#### EXERCISE INPUT

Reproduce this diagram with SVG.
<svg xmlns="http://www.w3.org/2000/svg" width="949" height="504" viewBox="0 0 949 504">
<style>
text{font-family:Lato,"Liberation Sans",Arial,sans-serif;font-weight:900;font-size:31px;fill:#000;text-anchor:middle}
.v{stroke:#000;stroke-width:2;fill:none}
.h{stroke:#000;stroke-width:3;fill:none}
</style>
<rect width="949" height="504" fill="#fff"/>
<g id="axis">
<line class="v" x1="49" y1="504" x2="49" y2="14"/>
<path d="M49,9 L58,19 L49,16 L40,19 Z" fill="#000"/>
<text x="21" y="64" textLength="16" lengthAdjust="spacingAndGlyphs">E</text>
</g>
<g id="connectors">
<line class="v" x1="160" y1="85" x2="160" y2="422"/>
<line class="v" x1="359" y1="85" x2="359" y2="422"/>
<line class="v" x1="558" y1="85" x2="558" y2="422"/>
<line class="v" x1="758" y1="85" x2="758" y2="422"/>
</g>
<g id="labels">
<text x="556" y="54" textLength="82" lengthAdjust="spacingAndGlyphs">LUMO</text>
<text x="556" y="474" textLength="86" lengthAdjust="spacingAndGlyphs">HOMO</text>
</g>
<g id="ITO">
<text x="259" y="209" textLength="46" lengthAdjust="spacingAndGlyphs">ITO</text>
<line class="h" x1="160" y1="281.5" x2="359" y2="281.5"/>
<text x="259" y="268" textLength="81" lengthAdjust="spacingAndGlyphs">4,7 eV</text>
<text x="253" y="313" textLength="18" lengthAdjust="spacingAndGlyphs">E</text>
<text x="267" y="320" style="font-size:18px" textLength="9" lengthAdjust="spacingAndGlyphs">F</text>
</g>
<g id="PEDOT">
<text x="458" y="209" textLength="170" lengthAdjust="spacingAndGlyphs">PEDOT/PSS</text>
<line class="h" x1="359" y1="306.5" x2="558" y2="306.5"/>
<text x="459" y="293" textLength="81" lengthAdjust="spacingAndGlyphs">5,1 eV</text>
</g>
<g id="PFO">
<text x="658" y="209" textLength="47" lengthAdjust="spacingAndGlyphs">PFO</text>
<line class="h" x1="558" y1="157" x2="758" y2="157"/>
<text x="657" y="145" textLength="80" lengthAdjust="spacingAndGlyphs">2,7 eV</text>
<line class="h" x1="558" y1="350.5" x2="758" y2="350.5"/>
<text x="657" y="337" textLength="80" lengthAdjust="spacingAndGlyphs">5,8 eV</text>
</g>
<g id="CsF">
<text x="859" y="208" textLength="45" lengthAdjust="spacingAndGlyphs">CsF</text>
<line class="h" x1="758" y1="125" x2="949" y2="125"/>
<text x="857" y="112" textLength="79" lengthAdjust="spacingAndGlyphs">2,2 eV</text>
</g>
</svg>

########
#### EXERCISE INPUT

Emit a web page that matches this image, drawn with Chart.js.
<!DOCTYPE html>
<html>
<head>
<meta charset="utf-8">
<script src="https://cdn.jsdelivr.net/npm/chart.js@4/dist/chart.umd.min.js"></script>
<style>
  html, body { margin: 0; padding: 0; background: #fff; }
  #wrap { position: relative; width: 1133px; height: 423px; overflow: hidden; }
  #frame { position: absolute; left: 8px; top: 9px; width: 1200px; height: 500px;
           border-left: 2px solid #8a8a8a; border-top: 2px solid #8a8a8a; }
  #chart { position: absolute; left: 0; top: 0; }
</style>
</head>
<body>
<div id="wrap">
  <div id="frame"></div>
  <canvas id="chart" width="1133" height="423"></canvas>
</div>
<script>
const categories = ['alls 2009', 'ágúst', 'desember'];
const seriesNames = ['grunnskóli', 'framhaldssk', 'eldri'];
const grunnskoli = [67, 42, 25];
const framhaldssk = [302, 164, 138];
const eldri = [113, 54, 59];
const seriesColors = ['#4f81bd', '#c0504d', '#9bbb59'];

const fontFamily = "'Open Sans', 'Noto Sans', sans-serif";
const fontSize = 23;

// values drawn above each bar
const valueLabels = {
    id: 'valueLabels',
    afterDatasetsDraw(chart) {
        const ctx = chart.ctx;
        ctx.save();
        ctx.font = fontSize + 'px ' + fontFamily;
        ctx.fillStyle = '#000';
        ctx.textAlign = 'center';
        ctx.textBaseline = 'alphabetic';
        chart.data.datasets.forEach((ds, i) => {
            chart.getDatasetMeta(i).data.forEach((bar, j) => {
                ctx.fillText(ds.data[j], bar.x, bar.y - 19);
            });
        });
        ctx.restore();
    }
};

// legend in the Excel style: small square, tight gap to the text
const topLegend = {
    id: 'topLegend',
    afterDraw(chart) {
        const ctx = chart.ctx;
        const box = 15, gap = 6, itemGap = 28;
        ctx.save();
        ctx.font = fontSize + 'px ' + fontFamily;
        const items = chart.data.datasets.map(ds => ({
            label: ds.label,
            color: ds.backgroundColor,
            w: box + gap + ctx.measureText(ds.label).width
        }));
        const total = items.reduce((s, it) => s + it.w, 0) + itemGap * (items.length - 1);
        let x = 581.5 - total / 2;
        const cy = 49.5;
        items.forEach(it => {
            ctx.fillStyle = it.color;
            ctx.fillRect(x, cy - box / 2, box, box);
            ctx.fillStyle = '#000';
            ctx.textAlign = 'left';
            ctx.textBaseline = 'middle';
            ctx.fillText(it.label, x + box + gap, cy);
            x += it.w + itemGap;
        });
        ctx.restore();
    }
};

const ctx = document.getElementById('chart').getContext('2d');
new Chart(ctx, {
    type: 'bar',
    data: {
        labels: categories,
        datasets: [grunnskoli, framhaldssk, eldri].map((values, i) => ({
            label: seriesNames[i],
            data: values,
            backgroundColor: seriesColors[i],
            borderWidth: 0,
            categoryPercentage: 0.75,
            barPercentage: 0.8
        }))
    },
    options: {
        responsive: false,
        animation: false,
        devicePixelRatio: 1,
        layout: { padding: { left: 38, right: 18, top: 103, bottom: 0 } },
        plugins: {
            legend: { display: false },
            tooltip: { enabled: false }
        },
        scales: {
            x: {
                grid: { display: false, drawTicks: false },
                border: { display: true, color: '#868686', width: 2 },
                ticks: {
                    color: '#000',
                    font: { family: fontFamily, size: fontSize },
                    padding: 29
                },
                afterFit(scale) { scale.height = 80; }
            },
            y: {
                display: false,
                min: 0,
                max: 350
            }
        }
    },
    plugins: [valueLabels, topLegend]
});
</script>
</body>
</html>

########

WHAT IS REQUIRED: Your task is to reproduce exactly the lines beginning at the line containing "Emit a web page" and ending at the line containing "const fontSize = 23;", inclusive.

TASK OUTPUT:
Emit a web page that matches this image, drawn with Chart.js.
<!DOCTYPE html>
<html>
<head>
<meta charset="utf-8">
<script src="https://cdn.jsdelivr.net/npm/chart.js@4/dist/chart.umd.min.js"></script>
<style>
  html, body { margin: 0; padding: 0; background: #fff; }
  #wrap { position: relative; width: 1133px; height: 423px; overflow: hidden; }
  #frame { position: absolute; left: 8px; top: 9px; width: 1200px; height: 500px;
           border-left: 2px solid #8a8a8a; border-top: 2px solid #8a8a8a; }
  #chart { position: absolute; left: 0; top: 0; }
</style>
</head>
<body>
<div id="wrap">
  <div id="frame"></div>
  <canvas id="chart" width="1133" height="423"></canvas>
</div>
<script>
const categories = ['alls 2009', 'ágúst', 'desember'];
const seriesNames = ['grunnskóli', 'framhaldssk', 'eldri'];
const grunnskoli = [67, 42, 25];
const framhaldssk = [302, 164, 138];
const eldri = [113, 54, 59];
const seriesColors = ['#4f81bd', '#c0504d', '#9bbb59'];

const fontFamily = "'Open Sans', 'Noto Sans', sans-serif";
const fontSize = 23;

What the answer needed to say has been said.